# Worldmark Vancouver



## PearlCity (May 4, 2016)

For some reason I can't post in WMOWNERs. I log in and the site keeps kicking me out.  So posting here.

Worldmark Vancouver--any thoughts on this place? I know the units are small. I know 2 bedrooms sleep 4 (I'm willing to book a 1 bedroom and 2 bedroom for my family if need be so as to not exceed occupancy rates-doing so is still cheaper than getting too hotel rooms with no kitchen) but how is the surrounding neighborhood?  Family friendly? I know it's a busy city. I just read mixed review on the surroundings on trip advisor but I wanted to get feedback from other tuggers.


----------



## VacationForever (May 4, 2016)

It is in a great neighborhood.  Walkable to many restaurants and cafes.  Love the location.  The 2BR units are very small, smallest I have seen in any resort.  No air-conditioning, but clean and nice.


----------



## geist1223 (May 4, 2016)

We have stayed there twice. As all WM intracity resorts the units are smaller than normal WM Units. I would recommend a 2 bedroom with no dining room. They give you 4 Wooden TV trays on legs. That way you get a few more square feet in the bedrooms and bathroom. The dining room is a joke. It is a small corner and I doubt if 3 adults could squeeze around the table. The neighborhood is fine. The staff is very friendly and helpful. You can walk to the small person ferry to Granville Island. If you are driving and have bicycles take them. We only used the truck to drive to the Japanese Garden and other things by UBC. We walked or rode bicycles everywhere else. You can buy discount tickets at the front desk for the Suspension Bridge at a discount and the free bus is 1 block away. Grocery stores are within 2 to 3 blocks. We were there last June for 2 weeks and we kept very busy. We are going again next June (2017) for 2 weeks.


----------



## PearlCity (May 4, 2016)

Good to know about the area!  Perhaps those tripadvisor folks are sheltered folks not used to big cities!

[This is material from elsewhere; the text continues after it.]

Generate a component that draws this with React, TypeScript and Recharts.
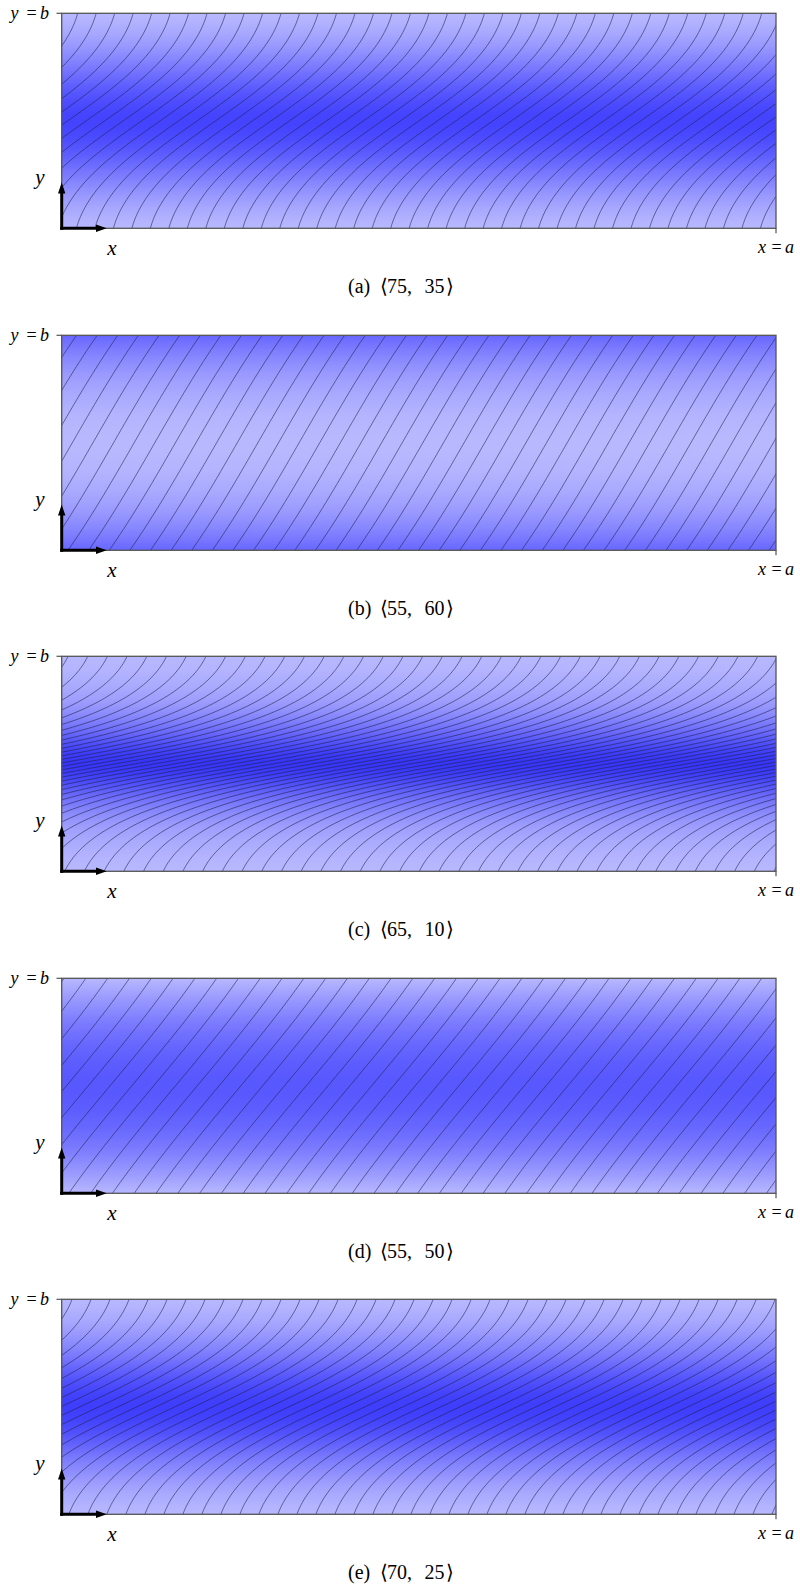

How far away is it from the cruise port (Canada Place) and the train station where Amtrak stops. Does anyone know if they will hold luggage for us during the day while we wait for the 5:30pm  train to Seattle to leave?

When you go to Vancouver, if you're not taking your own car how do you get around?


----------



## jlp879 (May 4, 2016)

PearlCity said:


> How far away is it from the cruise port (Canada Place) and the train station where Amtrak stops. Does anyone know if they will hold luggage for us during the day while we wait for the 5:30pm  train to Seattle to leave?
> 
> When you go to Vancouver, if you're not taking your own car how do you get around?



The cruise port at Canada Place is about a mile from the Worldmark.  It is walkable if you're traveling light.  

The train station is on the edge of downtown and a bit far to do with luggage.  However, both are on the Skytrain line, so there is public transit to both.  

As a former Vancouverite, I can tell you that like any big city, having a car there is a liability.  There is an excellent public transit system that consists of buses, the Skytrain, a commuter ferry to North Vancouver (Seabus).  The dense downtown area is highly walkable and also terrific seen on a bike.  The city has a scenic bike route that follows the harbour and you could ride all the way out to the not to be missed Museum of Anthropology on the UBC campus without worrying about traffic.  
www.translink.ca

You'll also enjoy the harbour ferries that ply False Creek and English Bay.  They're fun and scenic and priced just high enough that mostly just tourists use them.  Kind of like our cable cars.


----------



## Luanne (May 4, 2016)

PearlCity said:


> Good to know about the area!  Perhaps those tripadvisor folks are sheltered folks not used to big cities!
> 
> How far away is it from the cruise port (Canada Place) and the train station where Amtrak stops. Does anyone know if they will hold luggage for us during the day while we wait for the 5:30pm  train to Seattle to leave?
> 
> When you go to Vancouver, if you're not taking your own car how do you get around?



You don't really need a car in Vancouver.  It's one of those cities where it's very expensive to own one.  Most people who live there use public transit, or walk.


----------



## PearlCity (May 5, 2016)

Okay awesome!! I'm thinking of spending a couple of days there. Any suggestions for must do's with kids (aged 6-10)?


----------



## pacman (May 6, 2016)

As others have said, location is really good in my opinion.

A few ideas for must do's:
Stanley Park
Gondola up Grouse Mountain
Granville Island (may be boring for the kids)
Science Centre


pacman


----------



## Tacoma (May 6, 2016)

I love the Vancouver resort. You can walk pretty much the entire downtown area. They do have a room to store luggage. I suggest the Fly over Canada ride at Canada Place with kids for sure. You will love it.


----------



## VacationForever (May 6, 2016)

Maybe not for kids, but we thoroughly enjoyed Dr. Sun Yat-Sen Classical Chinese Garden.


----------